| What the exercise asks |
Select the lines that contain "TikZ" and copy each of them.

## Start Dataset

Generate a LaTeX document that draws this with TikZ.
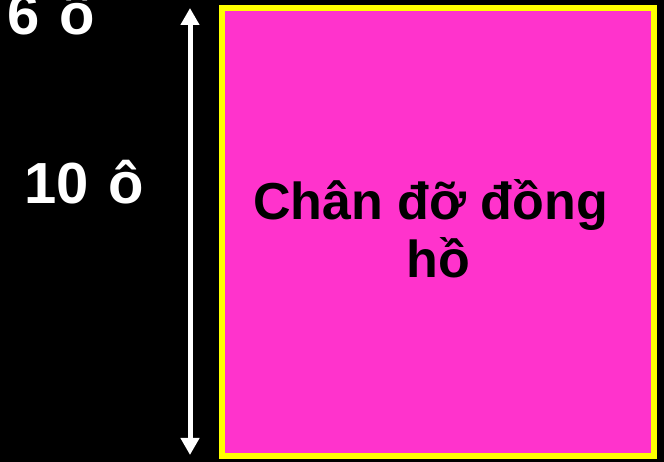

## End Dataset
## Start Dataset

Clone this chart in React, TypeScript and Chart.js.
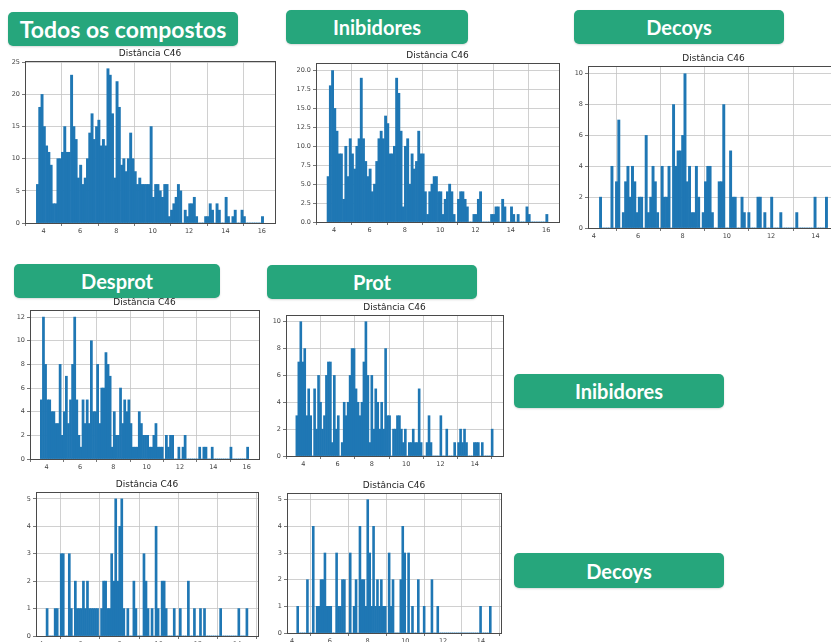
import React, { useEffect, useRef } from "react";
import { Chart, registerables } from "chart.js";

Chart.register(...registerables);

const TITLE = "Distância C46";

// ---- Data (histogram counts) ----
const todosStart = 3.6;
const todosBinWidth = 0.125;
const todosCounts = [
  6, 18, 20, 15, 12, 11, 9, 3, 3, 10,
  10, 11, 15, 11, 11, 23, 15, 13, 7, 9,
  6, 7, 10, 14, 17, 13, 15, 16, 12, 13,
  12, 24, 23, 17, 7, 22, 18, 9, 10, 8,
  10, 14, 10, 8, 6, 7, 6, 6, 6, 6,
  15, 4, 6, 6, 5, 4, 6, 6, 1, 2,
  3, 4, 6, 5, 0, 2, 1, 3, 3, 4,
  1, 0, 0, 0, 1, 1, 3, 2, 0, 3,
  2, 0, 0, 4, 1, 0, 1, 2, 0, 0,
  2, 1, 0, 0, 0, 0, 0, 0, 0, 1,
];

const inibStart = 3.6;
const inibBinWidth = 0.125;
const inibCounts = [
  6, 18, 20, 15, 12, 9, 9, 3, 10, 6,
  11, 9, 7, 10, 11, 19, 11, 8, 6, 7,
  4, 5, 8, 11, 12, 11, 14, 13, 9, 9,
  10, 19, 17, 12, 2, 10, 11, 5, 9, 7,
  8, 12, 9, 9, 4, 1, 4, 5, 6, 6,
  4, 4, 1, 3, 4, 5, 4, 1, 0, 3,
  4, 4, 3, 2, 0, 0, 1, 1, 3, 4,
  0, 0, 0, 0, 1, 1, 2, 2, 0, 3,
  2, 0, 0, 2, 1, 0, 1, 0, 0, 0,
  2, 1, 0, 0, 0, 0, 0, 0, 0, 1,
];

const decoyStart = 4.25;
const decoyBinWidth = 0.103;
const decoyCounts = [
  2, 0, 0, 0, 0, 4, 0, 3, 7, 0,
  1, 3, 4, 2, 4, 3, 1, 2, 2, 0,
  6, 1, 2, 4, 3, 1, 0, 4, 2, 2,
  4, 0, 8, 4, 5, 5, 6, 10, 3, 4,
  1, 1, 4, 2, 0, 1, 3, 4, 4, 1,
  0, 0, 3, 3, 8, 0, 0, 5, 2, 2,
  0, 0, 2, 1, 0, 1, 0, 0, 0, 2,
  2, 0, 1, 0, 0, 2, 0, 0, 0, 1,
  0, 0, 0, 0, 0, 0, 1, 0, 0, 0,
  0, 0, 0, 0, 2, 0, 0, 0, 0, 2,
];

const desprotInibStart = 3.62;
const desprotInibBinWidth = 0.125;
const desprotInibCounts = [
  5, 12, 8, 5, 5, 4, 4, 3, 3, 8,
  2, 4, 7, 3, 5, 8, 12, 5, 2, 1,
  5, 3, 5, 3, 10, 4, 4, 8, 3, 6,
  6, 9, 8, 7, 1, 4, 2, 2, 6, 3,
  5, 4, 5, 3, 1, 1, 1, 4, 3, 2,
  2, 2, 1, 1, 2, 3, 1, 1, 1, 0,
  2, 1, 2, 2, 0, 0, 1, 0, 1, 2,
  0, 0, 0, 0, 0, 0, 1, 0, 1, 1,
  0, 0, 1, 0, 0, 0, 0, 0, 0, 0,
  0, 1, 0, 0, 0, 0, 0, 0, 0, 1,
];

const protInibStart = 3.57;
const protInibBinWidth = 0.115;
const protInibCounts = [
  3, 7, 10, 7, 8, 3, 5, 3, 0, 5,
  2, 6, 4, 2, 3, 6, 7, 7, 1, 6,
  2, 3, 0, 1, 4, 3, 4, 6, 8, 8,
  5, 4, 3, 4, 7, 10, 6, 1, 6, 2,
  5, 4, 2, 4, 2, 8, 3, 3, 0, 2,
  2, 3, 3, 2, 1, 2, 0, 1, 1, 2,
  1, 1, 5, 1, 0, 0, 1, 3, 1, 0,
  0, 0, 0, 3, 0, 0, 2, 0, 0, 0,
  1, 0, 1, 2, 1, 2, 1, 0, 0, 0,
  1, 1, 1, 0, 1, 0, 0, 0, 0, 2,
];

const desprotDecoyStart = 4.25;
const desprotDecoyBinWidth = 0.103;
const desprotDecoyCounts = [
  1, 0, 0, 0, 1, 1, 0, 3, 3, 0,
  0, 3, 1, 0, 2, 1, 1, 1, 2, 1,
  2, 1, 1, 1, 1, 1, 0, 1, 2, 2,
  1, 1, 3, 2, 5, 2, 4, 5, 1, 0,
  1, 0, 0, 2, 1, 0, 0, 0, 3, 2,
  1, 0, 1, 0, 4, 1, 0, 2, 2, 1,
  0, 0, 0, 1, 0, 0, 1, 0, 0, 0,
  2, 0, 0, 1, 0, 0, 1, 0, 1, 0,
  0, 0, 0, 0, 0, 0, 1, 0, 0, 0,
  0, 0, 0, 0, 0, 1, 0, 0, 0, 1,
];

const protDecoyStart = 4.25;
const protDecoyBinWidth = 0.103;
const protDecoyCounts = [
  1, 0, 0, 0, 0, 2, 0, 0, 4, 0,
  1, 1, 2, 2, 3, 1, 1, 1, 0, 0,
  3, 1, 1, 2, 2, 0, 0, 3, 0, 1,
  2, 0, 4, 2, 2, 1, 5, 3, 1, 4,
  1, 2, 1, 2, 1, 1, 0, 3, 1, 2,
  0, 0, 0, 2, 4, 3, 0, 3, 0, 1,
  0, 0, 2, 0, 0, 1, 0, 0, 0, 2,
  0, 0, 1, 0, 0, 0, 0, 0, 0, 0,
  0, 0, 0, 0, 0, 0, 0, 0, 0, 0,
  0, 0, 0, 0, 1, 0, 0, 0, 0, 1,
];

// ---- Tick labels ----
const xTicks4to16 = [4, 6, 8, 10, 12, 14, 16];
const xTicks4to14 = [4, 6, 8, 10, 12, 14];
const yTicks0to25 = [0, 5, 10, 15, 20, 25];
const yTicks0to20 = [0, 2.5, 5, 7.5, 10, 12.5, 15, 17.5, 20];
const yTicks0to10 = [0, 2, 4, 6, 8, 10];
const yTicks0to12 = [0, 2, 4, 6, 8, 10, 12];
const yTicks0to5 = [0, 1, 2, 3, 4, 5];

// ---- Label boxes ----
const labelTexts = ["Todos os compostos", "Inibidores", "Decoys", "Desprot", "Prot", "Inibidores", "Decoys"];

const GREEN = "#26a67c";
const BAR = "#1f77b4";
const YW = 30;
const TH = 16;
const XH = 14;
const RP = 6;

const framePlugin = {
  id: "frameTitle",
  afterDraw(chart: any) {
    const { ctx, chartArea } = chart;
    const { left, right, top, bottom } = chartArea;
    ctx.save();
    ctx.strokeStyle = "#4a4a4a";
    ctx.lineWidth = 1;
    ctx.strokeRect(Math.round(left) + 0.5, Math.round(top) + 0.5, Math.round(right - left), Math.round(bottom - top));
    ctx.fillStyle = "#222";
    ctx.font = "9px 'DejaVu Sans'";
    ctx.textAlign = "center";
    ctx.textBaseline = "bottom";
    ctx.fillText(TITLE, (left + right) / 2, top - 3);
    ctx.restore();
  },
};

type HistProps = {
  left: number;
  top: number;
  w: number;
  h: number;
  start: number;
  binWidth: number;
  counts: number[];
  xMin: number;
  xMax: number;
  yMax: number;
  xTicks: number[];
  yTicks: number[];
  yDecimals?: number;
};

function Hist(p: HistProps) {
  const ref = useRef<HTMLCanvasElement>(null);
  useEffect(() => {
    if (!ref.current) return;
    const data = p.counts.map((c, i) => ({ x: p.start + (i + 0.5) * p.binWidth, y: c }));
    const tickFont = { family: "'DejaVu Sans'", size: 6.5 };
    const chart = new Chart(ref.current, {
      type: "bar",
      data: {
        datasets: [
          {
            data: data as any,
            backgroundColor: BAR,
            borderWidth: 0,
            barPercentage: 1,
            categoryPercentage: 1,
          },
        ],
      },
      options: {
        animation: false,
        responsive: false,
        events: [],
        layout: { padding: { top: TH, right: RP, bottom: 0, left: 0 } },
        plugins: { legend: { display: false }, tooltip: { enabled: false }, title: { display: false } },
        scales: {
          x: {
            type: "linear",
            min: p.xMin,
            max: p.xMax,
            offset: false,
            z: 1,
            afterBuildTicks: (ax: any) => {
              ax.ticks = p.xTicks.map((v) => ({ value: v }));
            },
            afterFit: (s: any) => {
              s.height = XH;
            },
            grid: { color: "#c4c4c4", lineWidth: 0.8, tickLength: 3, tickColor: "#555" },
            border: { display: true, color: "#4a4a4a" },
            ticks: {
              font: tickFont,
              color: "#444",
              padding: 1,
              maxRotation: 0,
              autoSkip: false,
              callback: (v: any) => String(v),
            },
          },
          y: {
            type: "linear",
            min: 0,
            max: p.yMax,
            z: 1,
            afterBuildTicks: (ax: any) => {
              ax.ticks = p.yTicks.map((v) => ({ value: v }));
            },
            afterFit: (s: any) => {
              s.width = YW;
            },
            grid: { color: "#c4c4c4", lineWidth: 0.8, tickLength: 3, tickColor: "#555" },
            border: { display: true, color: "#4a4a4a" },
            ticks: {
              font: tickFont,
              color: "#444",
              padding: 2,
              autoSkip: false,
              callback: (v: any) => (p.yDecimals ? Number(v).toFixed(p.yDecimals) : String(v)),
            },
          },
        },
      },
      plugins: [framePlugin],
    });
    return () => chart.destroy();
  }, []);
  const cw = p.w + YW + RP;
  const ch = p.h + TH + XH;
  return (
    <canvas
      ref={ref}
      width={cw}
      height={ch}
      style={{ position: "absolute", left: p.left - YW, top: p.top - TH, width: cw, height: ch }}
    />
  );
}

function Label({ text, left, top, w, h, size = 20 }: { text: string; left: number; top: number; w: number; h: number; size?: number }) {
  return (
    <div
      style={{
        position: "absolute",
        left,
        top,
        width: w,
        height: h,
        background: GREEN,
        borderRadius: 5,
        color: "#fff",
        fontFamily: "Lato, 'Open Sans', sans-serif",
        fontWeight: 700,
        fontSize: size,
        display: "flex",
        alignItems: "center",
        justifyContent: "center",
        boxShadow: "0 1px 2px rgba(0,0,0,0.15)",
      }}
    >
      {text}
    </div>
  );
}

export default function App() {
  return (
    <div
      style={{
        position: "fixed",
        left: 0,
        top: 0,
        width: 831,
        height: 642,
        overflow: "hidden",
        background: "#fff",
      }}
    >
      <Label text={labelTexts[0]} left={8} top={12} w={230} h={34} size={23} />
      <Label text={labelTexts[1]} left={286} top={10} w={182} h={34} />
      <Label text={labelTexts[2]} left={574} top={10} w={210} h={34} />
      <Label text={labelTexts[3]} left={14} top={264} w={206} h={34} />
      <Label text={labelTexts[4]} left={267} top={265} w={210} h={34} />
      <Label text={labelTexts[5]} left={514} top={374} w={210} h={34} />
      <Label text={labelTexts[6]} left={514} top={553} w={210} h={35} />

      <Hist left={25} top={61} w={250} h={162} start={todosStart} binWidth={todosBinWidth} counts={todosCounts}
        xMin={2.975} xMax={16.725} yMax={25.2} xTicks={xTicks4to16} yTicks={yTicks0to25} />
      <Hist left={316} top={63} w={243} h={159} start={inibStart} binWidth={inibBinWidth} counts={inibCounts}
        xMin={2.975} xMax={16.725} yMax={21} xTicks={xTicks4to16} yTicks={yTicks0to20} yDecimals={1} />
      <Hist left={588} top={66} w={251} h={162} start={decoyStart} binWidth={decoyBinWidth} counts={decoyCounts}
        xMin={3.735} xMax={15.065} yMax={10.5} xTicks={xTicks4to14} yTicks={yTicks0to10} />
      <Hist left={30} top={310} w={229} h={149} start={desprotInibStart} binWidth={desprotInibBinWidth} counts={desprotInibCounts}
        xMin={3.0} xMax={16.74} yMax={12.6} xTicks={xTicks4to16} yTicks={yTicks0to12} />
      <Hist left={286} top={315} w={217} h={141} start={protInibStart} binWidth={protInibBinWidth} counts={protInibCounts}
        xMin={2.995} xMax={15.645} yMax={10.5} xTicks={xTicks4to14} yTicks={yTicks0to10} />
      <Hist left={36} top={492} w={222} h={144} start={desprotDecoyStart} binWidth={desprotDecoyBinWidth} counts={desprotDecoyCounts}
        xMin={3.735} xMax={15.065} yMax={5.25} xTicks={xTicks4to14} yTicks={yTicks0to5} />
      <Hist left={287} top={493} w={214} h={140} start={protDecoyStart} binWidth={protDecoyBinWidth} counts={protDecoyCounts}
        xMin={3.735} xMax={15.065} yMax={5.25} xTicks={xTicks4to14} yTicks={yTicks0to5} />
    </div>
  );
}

## End Dataset
## Start Dataset

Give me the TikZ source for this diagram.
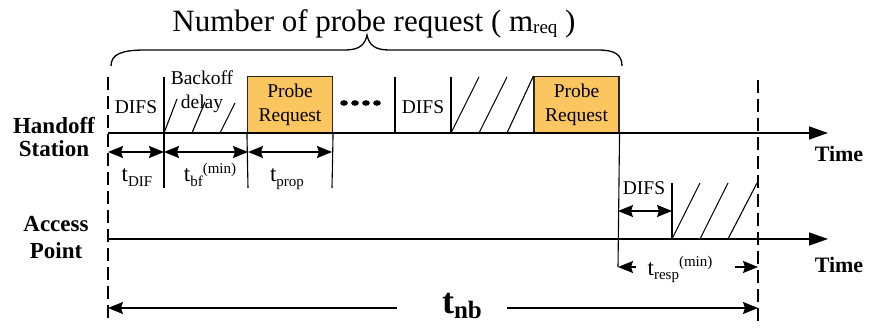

## End Dataset

| Answer to this problem |
Generate a LaTeX document that draws this with TikZ.
Give me the TikZ source for this diagram.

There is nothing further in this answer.